By Jason Maynard, SVP Global Field Operations
It’s a tough time for businesses. Leaders are faced with managing critical short-term priorities as they try to ensure their business survives the global pandemic, while also having to determine how they can set their business up for a faster rebound and long-term success.
To learn more about how business leaders are coping and what we can do to help in both the short and long term, our research team at Brainyard surveyed 174 executives and managers from small ($10 million or less), midsize ($11-50 million) and midcap ($51-500 million) companies in North America over the first week of April. Here’s what we found.
Almost Every Business Has Been Impacted
Businesses have been affected, some positively. But returning to normal is still far out.
85 percent of respondents said their businesses have been harmed by the coronavirus outbreak. 53 percent classified the harm as substantial.
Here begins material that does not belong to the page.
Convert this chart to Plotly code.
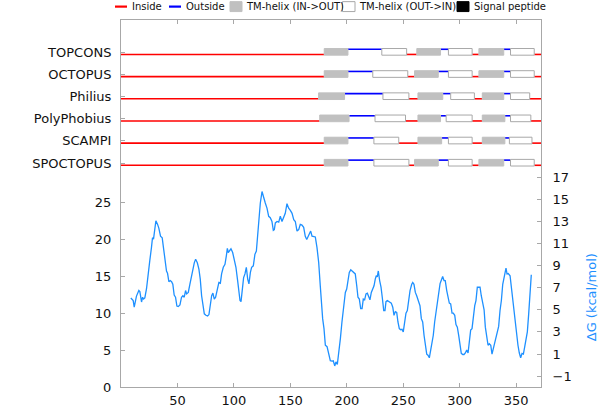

The pandemic has created increased demand for some businesses, with 14 percent of businesses bringing on more workers and 20 percent asking for more hours from their existing employees to meet growing demands.
Almost universally, new safety and business policies/practices have been put in place. 93 percent of businesses have worked to educate staff on new safety practices; 95 percent have canceled business travel; and 89 percent have offered remote work to at least some employees.
A New 2020
Business leaders are re-evaluating spending for this year and starting to plan for the road ahead.
Every company is re-evaluating its spending plans for the year. Capital spending will experience the biggest lost with nearly 60 percent planning large (46 percent) or small (13 percent) cuts.
Only 17 percent of executives think they can get through this crisis without some form of financial help. When asked about the sources of financial help, 80 percent noted federal aid, 43 percent noted bank loans and 20 percent are looking for help from state led programs.
Business leaders from companies of different sizes had very different outlooks. A quarter (25 percent) of executives from businesses with less than $10 million in revenue are very confident of success in the coming six months compared to only 8 percent of executives from businesses with revenues in excess of $10 million.
Businesses are prioritizing technology investments. 30 percent of businesses are planning to increase spending on technology, while 31 percent expect investments in technology to remain flat from 2019 levels. In contrast, spending plans varied in other categories including payroll (48 percent), marketing (53 percent), sales (52 percent) and production (43 percent) planning cuts.
While business leaders expect this to be a difficult year for their companies and the economy, there is a sentiment of hope if they can control spending, get access to financial aid and focus on areas that deliver an immediate return.
We all know it’s a long road ahead, but every journey starts with a single step and together we can rebuild and return to growth.